After the killing of Tybalt, the Prince and Benvolio speak, Benvolio tells the Prince the account of what happened, and though they did fight, he must not kill Romeo. After this the Prince decides to banish Romeo from Verona.
In Act 3 Scene 2, Juliet is happy and she wishes night to come quick so that she can be with Romeo ‘spread thy close curtain, love-performing Night’ until in Act 3 Scene 3, her Nurse comes to her bed room saying that Romeo killed Tybalt. Juliet is very distraught by these events, her parent’s assume that she is grieving the loss of her cousin but the audience know other wise.
In Act 3 Scene 5, Juliet’s parents tell her that she is going to marry Paris to cheer her up. Disobediently, she tells them that she will not ‘I will not marry yet, and when I do, I swear It shall be Romeo, whom you know I hate, Rather the Paris.’ Since meeting Romeo Juliet has become less of the ‘perfect’ dutiful daughter that she always was. Juliet’s father becomes enraged by his daughter attitude and says that she has no choice! ‘Hang thee, young baggage, disobedient wretch! I tell thee what: get thee to church a’thursday, or never after look me in the face.
In Act 4 Scene 1, Juliet goes to see Friar Lawrence and she says ‘O bid me leap rather than marry Paris, From the battlements of any tower’ Friar Lawrence see adamant she is and makes a plan, he will make a potion that make her seen dead and will send a note to Romeo, and once she is buried he shall rescue her. Where Romeo is hiding there is a plague and no one is allowed in the city, so he never gets the message. Friar Lawrence thinks that Romeo wouldn’t have heard about Juliet’s death, so is not in a rush to let him know. When Romeo hears of hear death, he goes to an apothecary to purchase poison, he wants to prove his love for Juliet by dying beside her.
The contrast of love and hate the key message portrayed in Romeo and Juliet. The love between Romeo and Juliet so strong and pure, it is completely opposite to the great hatred of there families. The feud is directly responsible for the secret marriage, Romeo’s banishment and the eventual plan that Romeo and Juliet’s death.

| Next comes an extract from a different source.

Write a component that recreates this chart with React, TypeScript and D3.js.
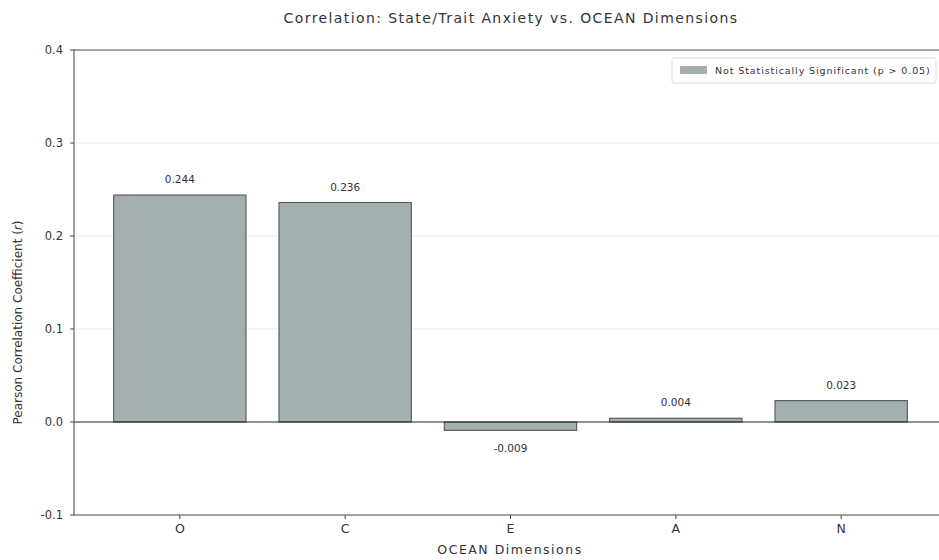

I believe in Romeo and Juliet love eventually love triumphs over hate, because after Romeo and Juliet die the Montague’s and Capulet reconcile in their grief. When the Friar reveals how Romeo and Juliet die Lord Capulet says, ‘O brother Montague, give me thy hand. This is my daughter’s jointure, for no more Can I demand’ this means that all the Lord Capulet can now offer as a dowry is join hands peace with Lord Montague, Lord Montague replies, ‘but I can give thee more, for I will raise her statue in pure gold, That whiles Verona by that name is known, There shall no figure at such rate be set as that of true faithful Juliet.